### REQUIRED WORK
Reproduce exactly, with no pictures, each line from the opening of the material down through the line containing "-- (522, \lo);".

◇ ◇ ◇

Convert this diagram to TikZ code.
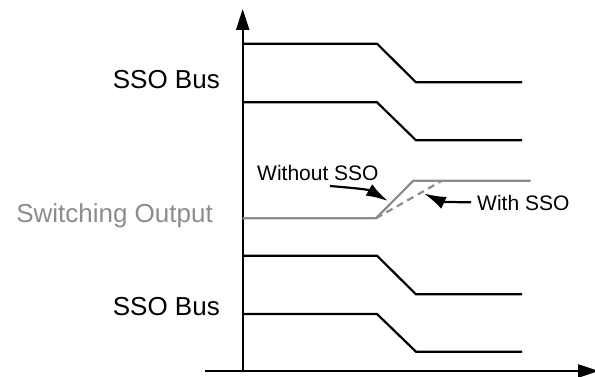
\documentclass[tikz,border=0pt]{standalone}
\usepackage{fontspec}
\setmainfont{Liberation Sans}
\usetikzlibrary{arrows.meta}
\definecolor{swgray}{RGB}{140,140,140}

\begin{document}
\begin{tikzpicture}[x=1pt, y=-1pt,
        wave/.style={line width=2.2pt, line join=miter},
        axisline/.style={line width=2.2pt, -{Triangle[length=21pt, width=13pt]}},
        pointer/.style={line width=2.2pt, -{Latex[length=22pt, width=13pt]}},
        biglabel/.style={inner sep=0pt, anchor=base east, font=\fontsize{26}{30}\selectfont},
        smalllabel/.style={inner sep=0pt, anchor=base west, font=\fontsize{21}{25}\selectfont}]
            \useasboundingbox (0,0) rectangle (595,377);

            \coordinate (o) at (242.7, 371);
            \coordinate (ytop) at (242.7, 9);
            \coordinate (xleft) at (205, 371);
            \coordinate (xright) at (599, 371);

            \draw[axisline] (o) -- (ytop);
            \draw[axisline] (xleft) -- (xright);

            % bus lines, high level / low level
            \foreach \hi/\lo in {43.7/82.3, 102.3/140.3, 255.7/294.3, 314/351.7}
                \draw[wave] (242.7, \hi) -- (377, \hi) -- (416, \lo) -- (522, \lo);

            % switching output
            \coordinate (s1) at (376, 218.3);
            \coordinate (s2) at (413.3, 180.7);
            \coordinate (s3) at (442, 180.7);
            \draw[wave, swgray] (242.7, 218.3) -- (s1) -- (s2) -- (530.7, 180.7);
            \draw[wave, swgray, dash pattern=on 7pt off 5pt] (s1) -- (s3);

            \node[biglabel] (bus1) at (220, 89) {SSO Bus};
            \node[biglabel, text=swgray] (swout) at (213, 222.7) {Switching Output};
            \node[biglabel] (bus2) at (220, 315) {SSO Bus};

            \node[smalllabel] (wo) at (257, 181) {Without SSO};
            \node[smalllabel] (wi) at (477, 211) {With SSO};

            \coordinate (wostart) at (330, 186);
            \coordinate (woend) at (388, 201);
            \coordinate (wistart) at (471, 202.3);
            \coordinate (wiend) at (424, 193.5);
            \draw[pointer] (wostart) to[out=-5, in=150] (woend);
            \draw[pointer] (wistart) to[out=180, in=-25] (wiend);
        \end{tikzpicture}
\end{document}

◇ ◇ ◇

### THE REPLY
Convert this diagram to TikZ code.
\documentclass[tikz,border=0pt]{standalone}
\usepackage{fontspec}
\setmainfont{Liberation Sans}
\usetikzlibrary{arrows.meta}
\definecolor{swgray}{RGB}{140,140,140}

\begin{document}
\begin{tikzpicture}[x=1pt, y=-1pt,
        wave/.style={line width=2.2pt, line join=miter},
        axisline/.style={line width=2.2pt, -{Triangle[length=21pt, width=13pt]}},
        pointer/.style={line width=2.2pt, -{Latex[length=22pt, width=13pt]}},
        biglabel/.style={inner sep=0pt, anchor=base east, font=\fontsize{26}{30}\selectfont},
        smalllabel/.style={inner sep=0pt, anchor=base west, font=\fontsize{21}{25}\selectfont}]
            \useasboundingbox (0,0) rectangle (595,377);

            \coordinate (o) at (242.7, 371);
            \coordinate (ytop) at (242.7, 9);
            \coordinate (xleft) at (205, 371);
            \coordinate (xright) at (599, 371);

            \draw[axisline] (o) -- (ytop);
            \draw[axisline] (xleft) -- (xright);

            % bus lines, high level / low level
            \foreach \hi/\lo in {43.7/82.3, 102.3/140.3, 255.7/294.3, 314/351.7}
                \draw[wave] (242.7, \hi) -- (377, \hi) -- (416, \lo) -- (522, \lo);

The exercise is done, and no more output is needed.